Google Shares Additional Information on Play Store Privacy Labels Launching Next Year
Earlier this year, Google announced plans to follow in Apple's footsteps and roll out privacy labels for apps on the Play Store next year. The new labels, much like Apple's App Privacy labels, will inform users on what data an app collects about them, allowing them to make a more informed decision on whether to download a specific app.
Google has now shared additional information regarding the upcoming Play Store "safety section." In a blog post, Android's vice president of security and privacy, Suzanne Frey, laid out the company's timeline for when developers will need to adopt the new labels. Android developers will be able to begin adding their app's privacy information in October of 2021 and will be required to by April of 2022. The labels will launch sometime within Q1 of next year.
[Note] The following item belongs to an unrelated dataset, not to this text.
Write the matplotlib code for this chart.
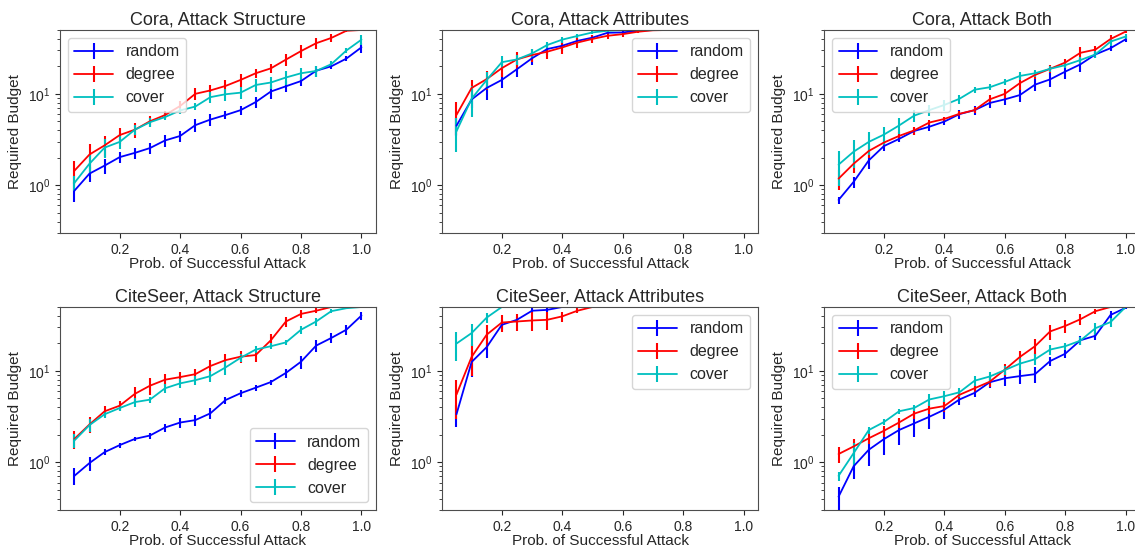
import matplotlib
matplotlib.use("Agg")
import matplotlib.pyplot as plt
import seaborn as sns

probs = [0.05, 0.1, 0.15, 0.2, 0.25, 0.3, 0.35, 0.4, 0.45, 0.5,
         0.55, 0.6, 0.65, 0.7, 0.75, 0.8, 0.85, 0.9, 0.95, 1.0]

titles = ["Cora, Attack Structure", "Cora, Attack Attributes", "Cora, Attack Both",
          "CiteSeer, Attack Structure", "CiteSeer, Attack Attributes", "CiteSeer, Attack Both"]
methods = ["random", "degree", "cover"]
legend_locs = ["upper left", "upper right", "upper left",
               "lower right", "upper right", "upper left"]

# Cora, Attack Structure
cora_struct_random = [0.87, 1.34, 1.64, 2.03, 2.26, 2.55, 3.09, 3.46, 4.54, 5.23,
                      5.86, 6.63, 8.13, 10.6, 12.1, 13.8, 17.9, 20.0, 24.3, 32.3]
cora_struct_random_err = [0.22, 0.25, 0.3, 0.3, 0.3, 0.35, 0.45, 0.5, 0.7, 0.8,
                          0.6, 0.7, 1.2, 1.8, 1.6, 1.6, 2.5, 1.5, 1.5, 4.0]
cora_struct_degree = [1.44, 2.17, 2.73, 3.54, 4.05, 5.01, 5.86, 7.37, 10.0, 10.9,
                      12.2, 14.2, 16.8, 19.0, 23.7, 29.4, 35.8, 40.9, 49.0, 50.0]
cora_struct_degree_err = [0.4, 0.65, 0.7, 0.7, 0.8, 0.7, 0.6, 1.0, 1.5, 1.5,
                          2.0, 2.4, 2.0, 2.0, 3.5, 5.0, 5.0, 4.0, 2.0, 0.0]
cora_struct_cover = [1.06, 1.72, 2.58, 2.98, 4.05, 4.89, 5.57, 6.58, 7.26, 9.2,
                     9.9, 10.3, 12.5, 13.3, 15.1, 16.8, 17.8, 21.1, 29.8, 39.2]
cora_struct_cover_err = [0.2, 0.4, 0.6, 0.5, 0.5, 0.5, 0.4, 0.5, 0.6, 1.3,
                         1.5, 1.5, 2.0, 2.0, 2.5, 2.5, 2.5, 1.5, 2.0, 5.0]

# Cora, Attack Attributes
cora_attr_random = [4.48, 8.68, 11.6, 14.2, 18.6, 24.5, 30.9, 33.6, 38.0, 41.2,
                    46.6, 47.0, 49.0, 50.0, 50.0, 50.0, 50.0, 50.0, 50.0, 50.0]
cora_attr_random_err = [1.0, 1.6, 3.0, 2.5, 3.5, 4.0, 4.0, 4.0, 3.0, 3.0,
                        2.0, 2.0, 1.0, 0.0, 0.0, 0.0, 0.0, 0.0, 0.0, 0.0]
cora_attr_degree = [5.88, 11.6, 14.5, 19.1, 23.8, 26.6, 28.9, 32.2, 36.4, 39.9,
                    43.2, 45.0, 47.8, 49.6, 50.0, 50.0, 50.0, 50.0, 50.0, 50.0]
cora_attr_degree_err = [2.3, 2.6, 3.5, 4.0, 5.0, 4.5, 5.0, 5.0, 5.0, 4.0,
                        3.0, 3.0, 2.0, 1.0, 0.0, 0.0, 0.0, 0.0, 0.0, 0.0]
cora_attr_cover = [3.89, 8.84, 14.2, 22.2, 23.8, 27.7, 34.2, 39.2, 43.0, 47.0,
                   49.0, 50.0, 50.0, 50.0, 50.0, 50.0, 50.0, 50.0, 50.0, 50.0]
cora_attr_cover_err = [1.6, 3.3, 3.0, 3.5, 3.0, 3.0, 3.0, 3.0, 2.5, 2.0,
                       1.0, 0.0, 0.0, 0.0, 0.0, 0.0, 0.0, 0.0, 0.0, 0.0]

# Cora, Attack Both
cora_both_random = [0.69, 1.09, 1.87, 2.68, 3.21, 3.92, 4.36, 4.97, 6.0, 6.63,
                    7.94, 8.7, 9.7, 12.6, 14.4, 17.5, 21.0, 27.0, 31.6, 39.5]
cora_both_random_err = [0.06, 0.15, 0.35, 0.3, 0.25, 0.35, 0.4, 0.4, 0.7, 0.8,
                        1.0, 1.2, 1.6, 1.8, 2.5, 2.8, 3.5, 2.5, 2.5, 3.0]
cora_both_degree = [1.18, 1.72, 2.37, 2.93, 3.46, 3.98, 4.85, 5.31, 6.05, 6.63,
                    8.7, 10.0, 13.1, 16.1, 18.8, 22.0, 28.1, 30.5, 39.8, 48.0]
cora_both_degree_err = [0.3, 0.35, 0.4, 0.3, 0.35, 0.4, 0.3, 0.3, 0.4, 0.5,
                        0.9, 1.2, 2.0, 1.5, 1.8, 2.2, 4.5, 3.0, 4.0, 2.0]
cora_both_cover = [1.68, 2.33, 2.98, 3.58, 4.5, 5.77, 6.63, 7.56, 8.83, 11.1,
                   11.8, 13.5, 15.7, 16.8, 18.8, 20.6, 23.4, 27.0, 37.3, 42.4]
cora_both_cover_err = [0.7, 0.8, 0.85, 0.8, 0.9, 0.9, 0.9, 1.0, 1.0, 0.9,
                       0.9, 1.1, 1.5, 1.5, 1.5, 1.6, 2.0, 2.5, 3.5, 3.0]

# CiteSeer, Attack Structure
cite_struct_random = [0.71, 0.98, 1.29, 1.54, 1.80, 1.96, 2.40, 2.72, 2.89, 3.43,
                      4.79, 5.69, 6.54, 7.54, 9.5, 12.6, 18.9, 22.9, 28.2, 40.3]
cite_struct_random_err = [0.15, 0.17, 0.1, 0.1, 0.1, 0.15, 0.25, 0.35, 0.4, 0.45,
                          0.45, 0.45, 0.45, 0.5, 1.1, 2.0, 3.0, 2.8, 3.5, 4.0]
cite_struct_degree = [1.80, 2.59, 3.61, 4.16, 5.6, 6.88, 8.0, 8.55, 9.2, 11.3,
                      13.1, 14.3, 14.9, 21.6, 34.7, 42.0, 45.5, 50.0, 50.0, 50.0]
cite_struct_degree_err = [0.4, 0.5, 0.5, 0.5, 1.0, 1.4, 1.2, 1.2, 1.2, 1.8,
                          2.2, 2.0, 2.5, 3.5, 4.5, 4.0, 3.0, 0.0, 0.0, 0.0]
cite_struct_cover = [1.73, 2.55, 3.35, 3.92, 4.55, 4.84, 6.45, 7.3, 7.9, 8.76,
                     10.9, 13.9, 17.1, 18.6, 20.5, 28.2, 34.7, 45.0, 48.5, 50.0]
cite_struct_cover_err = [0.3, 0.4, 0.3, 0.3, 0.5, 0.4, 0.7, 0.8, 0.9, 1.2,
                         1.8, 1.5, 1.4, 1.4, 1.4, 3.0, 3.5, 2.0, 1.5, 0.0]

# CiteSeer, Attack Attributes
cite_attr_random = [3.35, 12.5, 18.2, 31.9, 36.2, 45.5, 46.5, 50.0, 50.0, 50.0,
                    50.0, 50.0, 50.0, 50.0, 50.0, 50.0, 50.0, 50.0, 50.0, 50.0]
cite_attr_random_err = [0.9, 4.0, 4.5, 4.0, 3.0, 3.0, 2.5, 0.0, 0.0, 0.0,
                        0.0, 0.0, 0.0, 0.0, 0.0, 0.0, 0.0, 0.0, 0.0, 0.0]
cite_attr_degree = [5.5, 14.2, 24.9, 33.8, 34.7, 35.6, 36.2, 39.5, 45.5, 50.0,
                    50.0, 50.0, 50.0, 50.0, 50.0, 50.0, 50.0, 50.0, 50.0, 50.0]
cite_attr_degree_err = [2.5, 5.5, 7.0, 7.5, 7.5, 8.0, 8.0, 5.0, 3.0, 0.0,
                        0.0, 0.0, 0.0, 0.0, 0.0, 0.0, 0.0, 0.0, 0.0, 0.0]
cite_attr_cover = [19.9, 25.9, 38.3, 50.0, 50.0, 50.0, 50.0, 50.0, 50.0, 50.0,
                   50.0, 50.0, 50.0, 50.0, 50.0, 50.0, 50.0, 50.0, 50.0, 50.0]
cite_attr_cover_err = [7.0, 7.0, 5.0, 0.0, 0.0, 0.0, 0.0, 0.0, 0.0, 0.0,
                       0.0, 0.0, 0.0, 0.0, 0.0, 0.0, 0.0, 0.0, 0.0, 0.0]

# CiteSeer, Attack Both
cite_both_random = [0.42, 0.905, 1.37, 1.79, 2.25, 2.66, 3.14, 3.76, 4.86, 5.74,
                    7.5, 8.3, 8.76, 9.2, 12.8, 15.4, 21.6, 24.2, 40.9, 49.0]
cite_both_random_err = [0.12, 0.25, 0.45, 0.6, 0.7, 0.75, 0.8, 0.8, 0.6, 0.6,
                        1.0, 1.5, 1.6, 1.8, 1.5, 1.5, 2.5, 2.5, 4.0, 1.0]
cite_both_degree = [1.23, 1.49, 1.83, 2.21, 2.72, 3.4, 3.86, 4.12, 5.47, 6.45,
                    7.6, 10.3, 14.2, 18.6, 27.0, 31.0, 36.7, 45.0, 50.0, 50.0]
cite_both_degree_err = [0.25, 0.3, 0.25, 0.3, 0.35, 0.45, 0.5, 0.6, 0.6, 0.6,
                        1.0, 1.5, 2.5, 4.0, 5.0, 5.0, 5.0, 3.0, 0.0, 0.0]
cite_both_cover = [0.71, 1.26, 2.25, 2.75, 3.61, 3.92, 4.86, 5.28, 5.83, 7.8,
                   8.67, 10.2, 12.0, 13.4, 17.1, 18.6, 21.4, 29.3, 34.2, 50.0]
cite_both_cover_err = [0.08, 0.35, 0.2, 0.2, 0.2, 0.3, 0.7, 0.7, 0.6, 1.0,
                       1.0, 1.2, 1.8, 1.8, 2.0, 1.5, 2.0, 4.5, 4.0, 0.0]

panel_values = [
    (cora_struct_random, cora_struct_degree, cora_struct_cover),
    (cora_attr_random, cora_attr_degree, cora_attr_cover),
    (cora_both_random, cora_both_degree, cora_both_cover),
    (cite_struct_random, cite_struct_degree, cite_struct_cover),
    (cite_attr_random, cite_attr_degree, cite_attr_cover),
    (cite_both_random, cite_both_degree, cite_both_cover),
]
panel_errors = [
    (cora_struct_random_err, cora_struct_degree_err, cora_struct_cover_err),
    (cora_attr_random_err, cora_attr_degree_err, cora_attr_cover_err),
    (cora_both_random_err, cora_both_degree_err, cora_both_cover_err),
    (cite_struct_random_err, cite_struct_degree_err, cite_struct_cover_err),
    (cite_attr_random_err, cite_attr_degree_err, cite_attr_cover_err),
    (cite_both_random_err, cite_both_degree_err, cite_both_cover_err),
]

colors = ["b", "r", "c"]

sns.set_style("ticks")
plt.rcParams["font.family"] = ["Liberation Sans", "DejaVu Sans"]

fig, axes = plt.subplots(2, 3, figsize=(11.35, 5.5), dpi=100)
fig.subplots_adjust(left=0.0529, right=1.0044, top=0.9455, bottom=0.0727,
                    wspace=0.21, hspace=0.3645)

for i, ax in enumerate(axes.flat):
    for vals, errs, name, col in zip(panel_values[i], panel_errors[i], methods, colors):
        ax.errorbar(probs, vals, yerr=errs, color=col, ecolor=col, lw=1.3,
                    elinewidth=1.5, capsize=0, label=name)
    ax.set_yscale("log")
    ax.set_ylim(0.3, 50)
    ax.set_xticks([0.2, 0.4, 0.6, 0.8, 1.0])
    ax.set_title(titles[i], fontsize=13, pad=4)
    ax.set_xlabel("Prob. of Successful Attack", fontsize=11, labelpad=0)
    ax.set_ylabel("Required Budget", fontsize=11)
    ax.tick_params(labelsize=10)
    for s in ax.spines.values():
        s.set_color("0.3")
    ax.legend(loc=legend_locs[i], fontsize=11.5, frameon=True, handlelength=2.4)

plt.savefig("out.png", dpi=100)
Google also shared images of what the upcoming safety section will look like for users on an app's specific page. The section will inform users of what type of data points the app will collect about them. Developers will have the ability to specify how some information, like location, is used specifically within their app. On Apple's App Store, developers don't have the ability to provide context as to why their app may need specific information from a user.
Google is taking another approach. The company says that it spoke to developers and learned that they appreciate being able to provide context towards their data collection practices and being able to specify whether some practices are optional.
In designing our labels, we learned developers appreciate when they can provide context about their data practices and more detail on whether their app automatically collects data versus if that collection is optional. We also learned that users care about whether their data is shared with other companies, and why.
Additionally, Apple earlier this year required that all new apps on the App Store provide information within their Privacy Labels and that all existing apps must provide them with their next update. At least for now, Google says that if developers don't provide their privacy information, it "may" reject that app from the Play Store, leaving the door open for developers to possibly decide not to provide their privacy practices.